The "breakthrough" in designating Masood Azhar as a global terrorist came during Pakistan Prime Minister Imran Khan's recent visit to China where the two sides agreed to withdraw their opposition to the latest move to blacklist the JeM chief, a media report said here Thursday. The UN's sanctions committee announced Wednesday the designation of Pakistan-based Azhar, leader of the Jaish-e-Mohammed (JeM), over its ties to Al-Qaeda.
The US, France along with the UK had moved the proposal to designate Azhar as a "global terrorist" in the UN Security Council's 1267 Al Qaeda Sanctions Committee in February, just days after the deadly Pulwama terror attack that killed 40 CRPF soldiers. A veto-wielding permanent member of the UNSC, China was the sole hold-out in the 15-nation world body on the bid to blacklist Azhar, blocking four attempts since 2009 by placing a "technical hold" and asking for "more time to examine" the proposal.
Hours after sanctions were imposed on Azhar, the Express Tribune newspaper, quoting diplomatic sources, reported that Pakistan and China held extensive discussions before making a decision on the Azhar issue. "It is believed that the breakthrough came during the recent visit of Prime Minister Imran Khan to China where both sides agreed to withdraw opposition to the latest move after realising that Islamabad's concerns were addressed," the report said.
Khan was in Beijing to attend the 2nd Belt and Road Forum hosted by Chinese President Xi Jinping from April 25 to 27. Apart from President Xi, the Pakistan prime minister met his Chinese counterpart Li Keqiang as well as Vice President Wang Qishan.
In Beijing, Foreign Ministry spokesman Geng Shuang said on Wednesday that China lifted its hold on the US, the UK and French proposal after a "careful study of the revised materials" it had to designate Azhar as a global terrorist.
The listing of Azhar means that he will now be facing a travel ban, assets freeze and arms embargo.
But the source told the paper that the listing does not mean the person should be detained. Another official claimed that authorities were "unaware" of Azhar's whereabouts. Pakistan's Foreign Minister Shah Mehmood Qureshi, during the peak of India-Pakistan tensions following the Pulwama terror attack had admitted that Azhar was in Pakistan. He also mentioned that the JeM chief was "very unwell" to the extent that he cannot leave his house.

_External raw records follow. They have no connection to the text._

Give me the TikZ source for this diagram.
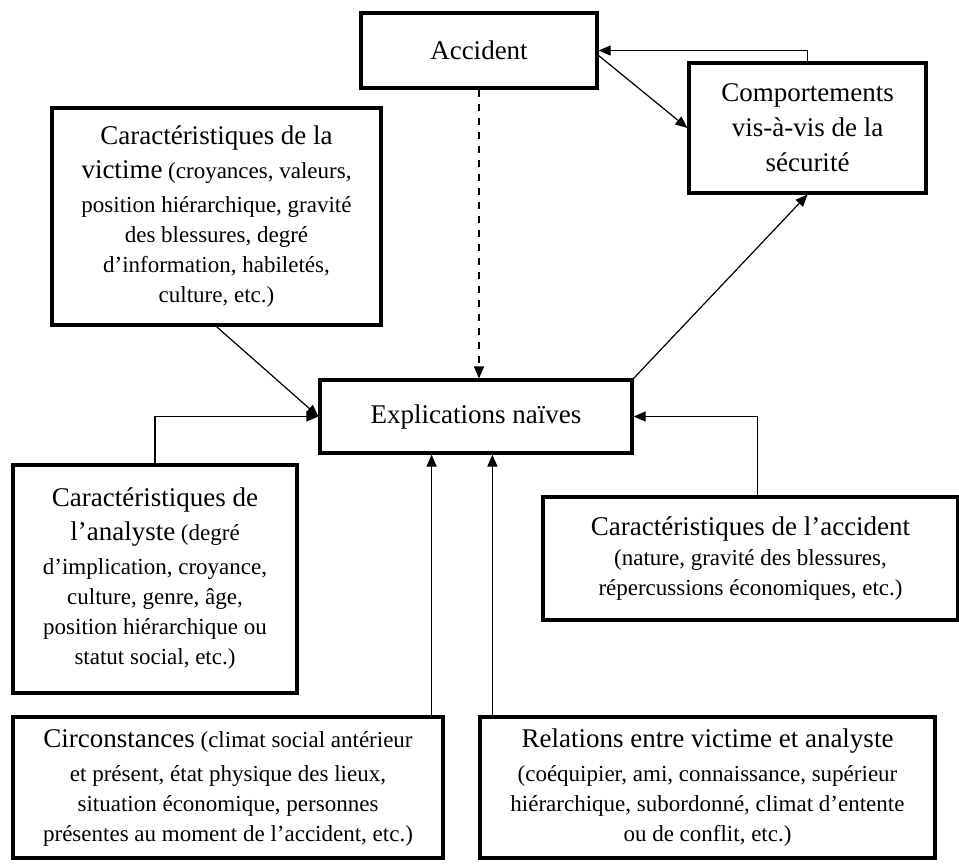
\documentclass[tikz,border=0pt]{standalone}
\usepackage{fontspec}
\setmainfont{Liberation Serif}
\usetikzlibrary{arrows.meta}
\newcommand\titre{\fontsize{13.5}{17.5}\selectfont}
\newcommand\detail{\fontsize{11.5}{15}\selectfont}
\colorlet{box edge}{black}
\tikzset{boite/.style={draw=box edge, line width=1.6pt, align=center, inner sep=0pt, font=\detail},
    fleche/.style={-{Triangle[length=6pt,width=5pt]}, line width=0.6pt},
    tirets/.style={fleche, dash pattern=on 3.5pt off 3.5pt}}

\begin{document}
\begin{tikzpicture}[x=0.5pt, y=-0.5pt]
    \useasboundingbox (0,0) rectangle (959,864);
    \node[boite, minimum width=118pt, minimum height=37.5pt, font=\titre] (accident) at (479,50.5) {Accident};
    \node[boite, minimum width=118.5pt, minimum height=65pt, font=\titre] (comport) at (807.5,128)
      {Comportements\\vis-à-vis de la\\sécurité};
    \node[boite, minimum width=164.5pt, minimum height=108.5pt] (victime) at (216.5,216.5)
      {{\titre Caractéristiques de la}\\[2pt]{\titre victime} (croyances, valeurs,\\[2pt]position hiérarchique, gravité\\des blessures, degré\\d’information, habiletés,\\culture, etc.)};
    \node[boite, minimum width=156pt, minimum height=36.5pt, font=\titre] (explic) at (476,416.5) {Explications naïves};
    \node[boite, minimum width=142pt, minimum height=114pt] (analyste) at (155,579)
      {{\titre Caractéristiques de}\\[2pt]{\titre l’analyste} (degré\\[2pt]d’implication, croyance,\\culture, genre, âge,\\position hiérarchique ou\\statut social, etc.)};
    \node[boite, minimum width=207.5pt, minimum height=61.5pt] (accchar) at (750.5,558.5)
      {{\titre Caractéristiques de l’accident}\\(nature, gravité des blessures,\\répercussions économiques, etc.)};
    \node[boite, minimum width=215pt, minimum height=70.5pt] (circ) at (228,787.5)
      {{\titre Circonstances} (climat social antérieur\\[2pt]et présent, état physique des lieux,\\situation économique, personnes\\présentes au moment de l’accident, etc.)};
    \node[boite, minimum width=227.5pt, minimum height=70.5pt] (relations) at (707.5,787.5)
      {{\titre Relations entre victime et analyste}\\[2pt](coéquipier, ami, connaissance, supérieur\\hiérarchique, subordonné, climat d’entente\\ou de conflit, etc.)};

    \draw[fleche] (comport.north) |- (accident.east);
    \draw[fleche] ([yshift=-2.5pt]accident.east) -- (comport.west);
    \draw[tirets] (accident.south) -- (accident.south |- explic.north);
    \draw[fleche] (explic.north east) -- (comport.south);
    \draw[fleche] (victime.south) -- (explic.west);
    \draw[fleche] (analyste.north) |- (explic.west);
    \draw[fleche] ([xshift=3.5pt]accchar.north) |- (explic.east);
    \coordinate (c1) at ([xshift=-6.5pt]circ.north east);
    \coordinate (c2) at ([xshift=7pt]relations.north west);
    \draw[fleche] (c1) -- (c1 |- explic.south);
    \draw[fleche] (c2) -- (c2 |- explic.south);
\end{tikzpicture}
\end{document}
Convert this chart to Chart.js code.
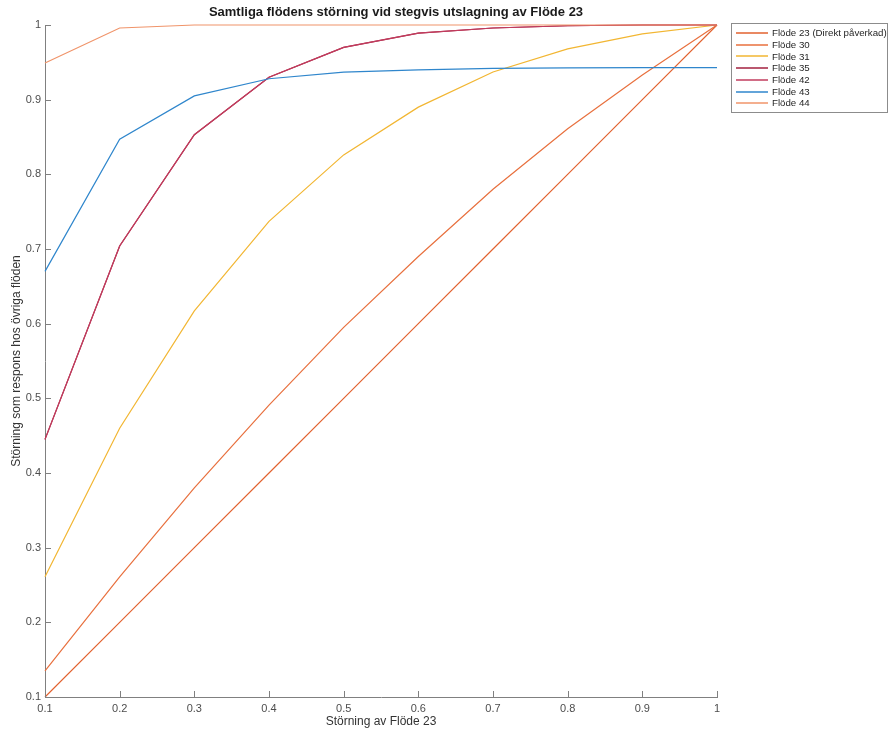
<!DOCTYPE html>
<html>
<head>
<meta charset="utf-8">
<script src="https://cdn.jsdelivr.net/npm/chart.js@4/dist/chart.umd.min.js"></script>
<style>
html, body { margin: 0; padding: 0; background: #fff; }
#wrap { width: 889px; height: 733px; }
</style>
</head>
<body>
<div id="wrap"><canvas id="chart" width="889" height="733"></canvas></div>
<script>

// x = Störning av Flöde 23
const xValues = [0.1, 0.2, 0.3, 0.4, 0.5, 0.6, 0.7, 0.8, 0.9, 1.0];

const flode23 = [0.1, 0.2, 0.3, 0.4, 0.5, 0.6, 0.7, 0.8, 0.9, 1.0];
const flode30 = [0.135, 0.261, 0.38, 0.491, 0.595, 0.69, 0.78, 0.861, 0.933, 1.0];
const flode31 = [0.261, 0.46, 0.617, 0.737, 0.826, 0.89, 0.937, 0.968, 0.988, 1.0];
const flode35 = [0.445, 0.704, 0.853, 0.93, 0.97, 0.989, 0.996, 0.999, 1.0, 1.0];
const flode42 = [0.445, 0.704, 0.853, 0.93, 0.97, 0.989, 0.996, 0.999, 1.0, 1.0];
const flode43 = [0.67, 0.847, 0.905, 0.928, 0.937, 0.94, 0.942, 0.9425, 0.943, 0.943];
const flode44 = [0.949, 0.996, 1.0, 1.0, 1.0, 1.0, 1.0, 1.0, 1.0, 1.0];

const seriesLabels = [
    "Flöde 23 (Direkt påverkad)",
    "Flöde 30",
    "Flöde 31",
    "Flöde 35",
    "Flöde 42",
    "Flöde 43",
    "Flöde 44"
];

const xTickValues = [0.1, 0.2, 0.3, 0.4, 0.5, 0.6, 0.7, 0.8, 0.9, 1];
const yTickValues = [0.1, 0.2, 0.3, 0.4, 0.5, 0.6, 0.7, 0.8, 0.9, 1];

const titleText = "Samtliga flödens störning vid stegvis utslagning av Flöde 23";
const xTitle = "Störning av Flöde 23";
const yTitle = "Störning som respons hos övriga flöden";

const colors = ["#E2622F", "#E8703E", "#F2B632", "#A3203F", "#C23C5E", "#2F86CC", "#F0946A"];
const allSeries = [flode23, flode30, flode31, flode35, flode42, flode43, flode44];

const FONT = "'Liberation Sans', Arial, sans-serif";

function toPoints(ys) {
    return xValues.map((x, i) => ({ x: x, y: ys[i] }));
}

function fmt(v) {
    return String(Number(v.toFixed(1)));
}

/* =========================
      PLUGINS
========================= */

// inward ticks, title and boxed legend
const decorations = {
    id: "decorations",
    afterDraw(chart) {
        const ctx = chart.ctx;
        const xs = chart.scales.x;
        const ys = chart.scales.y;
        const area = chart.chartArea;

        ctx.save();
        ctx.strokeStyle = "#808080";
        ctx.lineWidth = 1;
        ctx.beginPath();
        xs.ticks.forEach(t => {
            const px = Math.round(xs.getPixelForValue(t.value)) + 0.5;
            ctx.moveTo(px, area.bottom);
            ctx.lineTo(px, area.bottom - 6);
        });
        ys.ticks.forEach(t => {
            const py = Math.round(ys.getPixelForValue(t.value)) + 0.5;
            ctx.moveTo(area.left, py);
            ctx.lineTo(area.left + 6, py);
        });
        ctx.stroke();

        // title
        ctx.fillStyle = "#1a1a1a";
        ctx.font = "bold 13px " + FONT;
        ctx.textAlign = "center";
        ctx.textBaseline = "middle";
        ctx.fillText(titleText, 396, 12);

        // legend
        const bx = 731, by = 23, bw = 156, bh = 89;
        ctx.fillStyle = "#fff";
        ctx.fillRect(bx, by, bw, bh);
        ctx.strokeStyle = "#8c8c8c";
        ctx.lineWidth = 1;
        ctx.strokeRect(bx + 0.5, by + 0.5, bw, bh);
        ctx.font = "9.7px " + FONT;
        ctx.textAlign = "left";
        chart.data.datasets.forEach((ds, i) => {
            const y = 33 + i * 11.7;
            ctx.strokeStyle = ds.borderColor;
            ctx.lineWidth = 1.5;
            ctx.beginPath();
            ctx.moveTo(736, Math.round(y));
            ctx.lineTo(768, Math.round(y));
            ctx.stroke();
            ctx.fillStyle = "#262626";
            ctx.fillText(ds.label, 772, y + 0.5);
        });
        ctx.restore();
    }
};

/* =========================
      CHART
========================= */

new Chart(document.getElementById("chart"), {
    type: "line",
    data: {
        datasets: allSeries.map((s, i) => ({
            label: seriesLabels[i],
            data: toPoints(s),
            borderColor: colors[i],
            backgroundColor: colors[i],
            borderWidth: 1.2,
            pointRadius: 0,
            tension: 0,
            fill: false,
            clip: 4,
            order: allSeries.length - i
        }))
    },
    options: {
        responsive: false,
        animation: false,
        layout: {
            padding: { left: 0, right: 172, top: 25, bottom: 0 }
        },
        plugins: {
            legend: { display: false },
            title: { display: false },
            tooltip: { enabled: false }
        },
        scales: {
            x: {
                type: "linear",
                min: 0.1,
                max: 1,
                afterBuildTicks: s => { s.ticks = xTickValues.map(v => ({ value: v })); },
                afterFit: s => { s.height = 36; },
                grid: { display: false, drawTicks: false },
                border: { color: "#808080", width: 1 },
                ticks: {
                    padding: 5,
                    maxRotation: 0,
                    color: "#4d4d4d",
                    font: { family: FONT, size: 11 },
                    callback: v => fmt(v)
                },
                title: {
                    display: true,
                    text: xTitle,
                    color: "#333",
                    font: { family: FONT, size: 12 },
                    padding: { top: 0, bottom: 4 }
                }
            },
            y: {
                type: "linear",
                min: 0.1,
                max: 1,
                afterBuildTicks: s => { s.ticks = yTickValues.map(v => ({ value: v })); },
                afterFit: s => { s.width = 45; },
                grid: { display: false, drawTicks: false },
                border: { color: "#808080", width: 1 },
                ticks: {
                    padding: 4,
                    color: "#4d4d4d",
                    font: { family: FONT, size: 11 },
                    callback: v => fmt(v)
                },
                title: {
                    display: true,
                    text: yTitle,
                    color: "#333",
                    font: { family: FONT, size: 12 },
                    padding: { top: 9, bottom: 0 }
                }
            }
        }
    },
    plugins: [decorations]
});
</script>
</body>
</html>
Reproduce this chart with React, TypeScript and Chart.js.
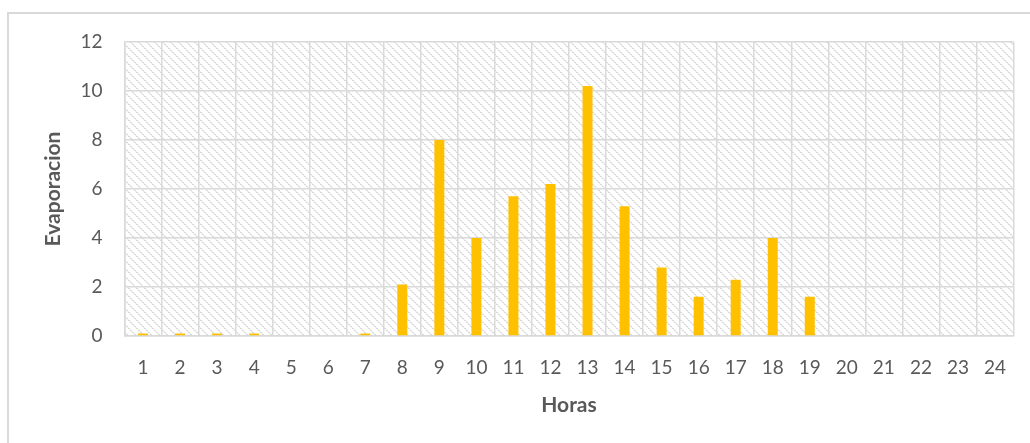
import React, { useEffect, useRef } from "react";
import { Chart, registerables } from "chart.js";

Chart.register(...registerables);

const horas: string[] = ["1","2","3","4","5","6","7","8","9","10","11","12","13","14","15","16","17","18","19","20","21","22","23","24"];
const evaporacion: number[] = [0.1,0.1,0.1,0.1,0,0,0.1,2.1,8.0,4.0,5.7,6.2,10.2,5.3,2.8,1.6,2.3,4.0,1.6,0,0,0,0,0];
const yMin = 0;
const yMax = 12;
const yStep = 2;

function makePattern(ctx: CanvasRenderingContext2D): CanvasPattern | string {
  const p = document.createElement("canvas");
  const n = 8;
  p.width = n;
  p.height = n;
  const pc = p.getContext("2d");
  if (!pc) return "#fff";
  pc.fillStyle = "#ffffff";
  pc.fillRect(0, 0, n, n);
  for (let y = 0; y < n; y++) {
    for (let x = 0; x < n; x++) {
      const d = ((x - y) % n + n) % n;
      if (d === 0 && x % 2 === 0) {
        pc.fillStyle = "#dadada";
        pc.fillRect(x, y, 1, 1);
      } else if (d === 1 && x % 2 === 1) {
        pc.fillStyle = "#dadada";
        pc.fillRect(x, y, 1, 1);
      } else if (d === 0 || d === 1) {
        pc.fillStyle = "#eeeeee";
        pc.fillRect(x, y, 1, 1);
      }
    }
  }
  return ctx.createPattern(p, "repeat") || "#fff";
}

const hatchPlugin = {
  id: "hatchBg",
  beforeDraw(chart: any) {
    const { ctx, chartArea } = chart;
    if (!chartArea) return;
    ctx.save();
    ctx.fillStyle = makePattern(ctx);
    ctx.fillRect(chartArea.left, chartArea.top, chartArea.right - chartArea.left, chartArea.bottom - chartArea.top);
    ctx.restore();
  },
};

export default function App() {
  const ref = useRef<HTMLCanvasElement | null>(null);
  useEffect(() => {
    if (!ref.current) return;
    const font = "Lato, 'Open Sans', sans-serif";
    const chart = new Chart(ref.current, {
      type: "bar",
      data: {
        labels: horas,
        datasets: [
          {
            label: "Evaporacion",
            data: evaporacion,
            backgroundColor: "#FFC000",
            borderWidth: 0,
            categoryPercentage: 1,
            barPercentage: 0.27,
          },
        ],
      },
      options: {
        animation: false,
        responsive: false,
        maintainAspectRatio: false,
        layout: { padding: { top: 42, right: 16.5, left: 0, bottom: 0 } },
        plugins: {
          legend: { display: false },
          tooltip: { enabled: false },
        },
        scales: {
          x: {
            offset: true,
            grid: { offset: true, color: "#d9d9d9", lineWidth: 1.5, drawTicks: false },
            border: { display: true, color: "#d9d9d9", width: 1.5 },
            ticks: { color: "#595959", font: { family: font, size: 19 }, padding: 20, maxRotation: 0, autoSkip: false },
            title: { display: true, text: "Horas", color: "#595959", font: { family: font, size: 21, weight: "bold" }, padding: { top: 0, bottom: 25 } },
            afterFit(scale: any) { scale.height = 107; },
          },
          y: {
            min: yMin,
            max: yMax,
            ticks: { stepSize: yStep, color: "#595959", font: { family: font, size: 19 }, padding: 22 },
            grid: { color: "#d9d9d9", lineWidth: 1.5, drawTicks: false },
            border: { display: true, color: "#d9d9d9", width: 1.5 },
            title: { display: true, text: "Evaporacion", color: "#595959", font: { family: font, size: 21, weight: "bold" }, padding: { top: 41, bottom: 0 } },
            afterFit(scale: any) { scale.width = 124.5; },
          },
        },
      },
      plugins: [hatchPlugin],
    } as any);
    return () => chart.destroy();
  }, []);

  return (
    <div style={{ position: "fixed", left: 0, top: 0, width: 1030, height: 443, background: "#fff", overflow: "hidden" }}>
      <div style={{ position: "absolute", left: 7, top: 12, width: 1100, height: 600, borderLeft: "2px solid #d9d9d9", borderTop: "2px solid #d9d9d9" }} />
      <canvas ref={ref} width={1030} height={443} style={{ position: "absolute", left: 0, top: 0, width: 1030, height: 443 }} />
    </div>
  );
}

The report also claimed that Islamabad agreeing to the designation of Azhar as a global terrorist was a "paradigm shift" in the country's approach.
An official said prime minister Khan had made a public commitment that Pakistan's soil would not be used against any country. However, he made it clear that Pakistan would go after these groups in a manner that the peace and security of the country was not affected.
The Washington Post reported that Azhar's sanctioning comes weeks after Washington said it was seeking to have him put on the UN blacklist. In Washington, a senior US administration official told reporters that "after 10 years China has done the right thing by lifting its hold on this designation."
The official, who insisted on speaking anonymously, said Britain and France joined the US in putting pressure on China after the February 14 attack, and Beijing seems to have understood "that it is increasingly important that its actions on the international stage on terrorism matched its rhetoric."
The official said the Trump administration is watching to see if Pakistan Prime Minister Khan's commitment to crack down on militants in the country "will translate into irreversible steps to end terrorist and militant safe havens inside Pakistan."
Meanwhile, a leading Hong Kong based newspaper reported that China's decision to lift its hold was taken considering that Beijing would be isolated over issue.
Analysts linked the climbdown to Beijing's increasing concerns about being isolated diplomatically at a time of heightened global concern about terrorism, but some also argued that the shift was made possible by a change of wording that avoided angering China's long-standing ally Pakistan, the South China Morning Post reported. Zhang Jiadong, a former Chinese diplomat in India and international relations professor at Fudan University in Shanghai, said: "This is a diplomatic concession from China for India, a signal of diplomatic support.
"At the same time, it was also driven by the global anti-terrorism trend. Without the February terrorist attack in Kashmir, China may not have agreed to India's request," Zhang was quoted as saying.
China's shift was the result of pressure mainly from the broader international community, and not just unilateral pressure from the Indian government, he said.
"In the past, we mainly took Pakistan's attitude into consideration, but now we need to balance Pakistan's relationship with India and the rest of the international community," Zhang added.